# Written task
All of the material should be reproduced exactly, with pictures left out.

★ ★ ★

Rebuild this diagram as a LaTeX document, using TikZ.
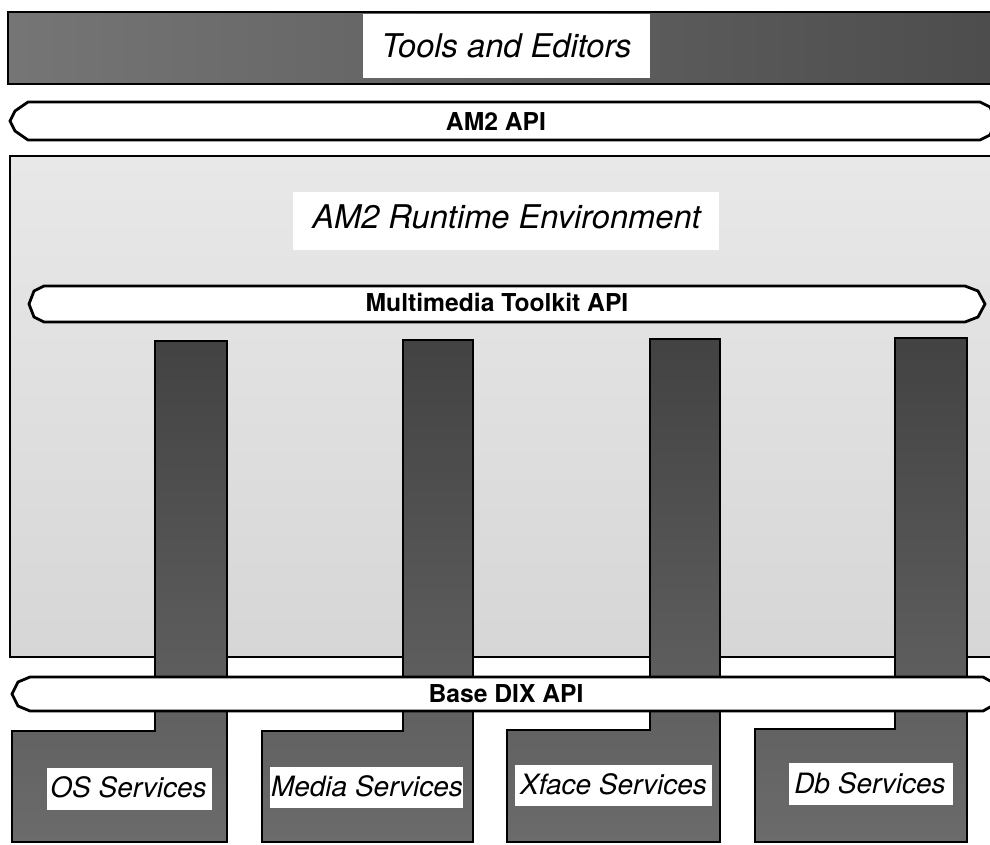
\documentclass[tikz,border=0pt]{standalone}
\usepackage{fontspec}
\setmainfont{TeX Gyre Heros}
\begin{document}
\begin{tikzpicture}[x=0.75pt,y=-0.75pt,
  outline/.style={draw=black,line width=2.1pt,line join=miter},
  darkbar/.style={outline,left color=black!54,right color=black!70},
  envbox/.style={outline,top color=black!9,bottom color=black!16},
  apibar/.style={outline,fill=white},
  service/.style={outline,top color=black!74,bottom color=black!58},
  whitebox/.style={fill=white},
  title/.style={font=\fontsize{24.5}{28}\selectfont\itshape,anchor=base,inner sep=0pt},
  apilabel/.style={font=\fontsize{18.5}{22}\selectfont\bfseries,anchor=base,inner sep=0pt},
  servlabel/.style={font=\fontsize{21}{25}\selectfont\itshape,anchor=base,inner sep=0pt}]
\useasboundingbox (0,0) rectangle (990,844);
\clip (0,0) rectangle (990,844);

% tools layer
\path[darkbar] (8,12) rectangle (1000,84);
\path[whitebox] (363,14) rectangle (650,78);
\node[title] (tools) at (506.5,57) {Tools and Editors};

% AM2 API
\path[apibar] (28,102) -- (15,111) -- (10,121) -- (15,131) -- (28,140)
  -- (980,140) -- (990,135) -- (996,121) -- (990,107) -- (980,102) -- cycle;
\node[apilabel] (amapi) at (496,130) {AM2 API};

% runtime environment
\path[envbox] (10,156) rectangle (1000,657);
\path[whitebox] (293,192) rectangle (719,250);
\node[title] (runtime) at (506.5,228) {AM2 Runtime Environment};

% Multimedia Toolkit API
\path[apibar] (44,286) -- (34,291) -- (29,304) -- (34,317) -- (44,322)
  -- (965,322) -- (978,317) -- (985,304) -- (978,291) -- (965,286) -- cycle;
\node[apilabel] (mmapi) at (497,311) {Multimedia Toolkit API};

% service blocks with their columns
\path[service] (12,842) -- (12,731) -- (155,731) -- (155,341) -- (227,341) -- (227,842) -- cycle;
\path[service] (262,842) -- (262,731) -- (403,731) -- (403,340) -- (473,340) -- (473,842) -- cycle;
\path[service] (507,842) -- (507,730) -- (650,730) -- (650,339) -- (720,339) -- (720,842) -- cycle;
\path[service] (755,842) -- (755,729) -- (895,729) -- (895,338) -- (967,338) -- (967,842) -- cycle;

% Base DIX API
\path[apibar] (30,677) -- (18,682) -- (12,694) -- (18,706) -- (30,711)
  -- (983,711) -- (992,706) -- (997,694) -- (992,682) -- (983,677) -- cycle;
\node[apilabel] (dixapi) at (506,702) {Base DIX API};

% service labels
\path[whitebox] (47,768) rectangle (212,810);
\node[servlabel] (os) at (128.5,797) {OS Services};
\path[whitebox] (270,767) rectangle (463,808);
\node[servlabel] (media) at (367,796) {Media Services};
\path[whitebox] (515,765) rectangle (712,806);
\node[servlabel] (xface) at (613.5,794) {Xface Services};
\path[whitebox] (789,763) rectangle (953,805);
\node[servlabel] (db) at (870,793) {Db Services};
\end{tikzpicture}
\end{document}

★ ★ ★

# Result of this exercise
Rebuild this diagram as a LaTeX document, using TikZ.
\documentclass[tikz,border=0pt]{standalone}
\usepackage{fontspec}
\setmainfont{TeX Gyre Heros}
\begin{document}
\begin{tikzpicture}[x=0.75pt,y=-0.75pt,
  outline/.style={draw=black,line width=2.1pt,line join=miter},
  darkbar/.style={outline,left color=black!54,right color=black!70},
  envbox/.style={outline,top color=black!9,bottom color=black!16},
  apibar/.style={outline,fill=white},
  service/.style={outline,top color=black!74,bottom color=black!58},
  whitebox/.style={fill=white},
  title/.style={font=\fontsize{24.5}{28}\selectfont\itshape,anchor=base,inner sep=0pt},
  apilabel/.style={font=\fontsize{18.5}{22}\selectfont\bfseries,anchor=base,inner sep=0pt},
  servlabel/.style={font=\fontsize{21}{25}\selectfont\itshape,anchor=base,inner sep=0pt}]
\useasboundingbox (0,0) rectangle (990,844);
\clip (0,0) rectangle (990,844);

% tools layer
\path[darkbar] (8,12) rectangle (1000,84);
\path[whitebox] (363,14) rectangle (650,78);
\node[title] (tools) at (506.5,57) {Tools and Editors};

% AM2 API
\path[apibar] (28,102) -- (15,111) -- (10,121) -- (15,131) -- (28,140)
  -- (980,140) -- (990,135) -- (996,121) -- (990,107) -- (980,102) -- cycle;
\node[apilabel] (amapi) at (496,130) {AM2 API};

% runtime environment
\path[envbox] (10,156) rectangle (1000,657);
\path[whitebox] (293,192) rectangle (719,250);
\node[title] (runtime) at (506.5,228) {AM2 Runtime Environment};

% Multimedia Toolkit API
\path[apibar] (44,286) -- (34,291) -- (29,304) -- (34,317) -- (44,322)
  -- (965,322) -- (978,317) -- (985,304) -- (978,291) -- (965,286) -- cycle;
\node[apilabel] (mmapi) at (497,311) {Multimedia Toolkit API};

% service blocks with their columns
\path[service] (12,842) -- (12,731) -- (155,731) -- (155,341) -- (227,341) -- (227,842) -- cycle;
\path[service] (262,842) -- (262,731) -- (403,731) -- (403,340) -- (473,340) -- (473,842) -- cycle;
\path[service] (507,842) -- (507,730) -- (650,730) -- (650,339) -- (720,339) -- (720,842) -- cycle;
\path[service] (755,842) -- (755,729) -- (895,729) -- (895,338) -- (967,338) -- (967,842) -- cycle;

% Base DIX API
\path[apibar] (30,677) -- (18,682) -- (12,694) -- (18,706) -- (30,711)
  -- (983,711) -- (992,706) -- (997,694) -- (992,682) -- (983,677) -- cycle;
\node[apilabel] (dixapi) at (506,702) {Base DIX API};

% service labels
\path[whitebox] (47,768) rectangle (212,810);
\node[servlabel] (os) at (128.5,797) {OS Services};
\path[whitebox] (270,767) rectangle (463,808);
\node[servlabel] (media) at (367,796) {Media Services};
\path[whitebox] (515,765) rectangle (712,806);
\node[servlabel] (xface) at (613.5,794) {Xface Services};
\path[whitebox] (789,763) rectangle (953,805);
\node[servlabel] (db) at (870,793) {Db Services};
\end{tikzpicture}
\end{document}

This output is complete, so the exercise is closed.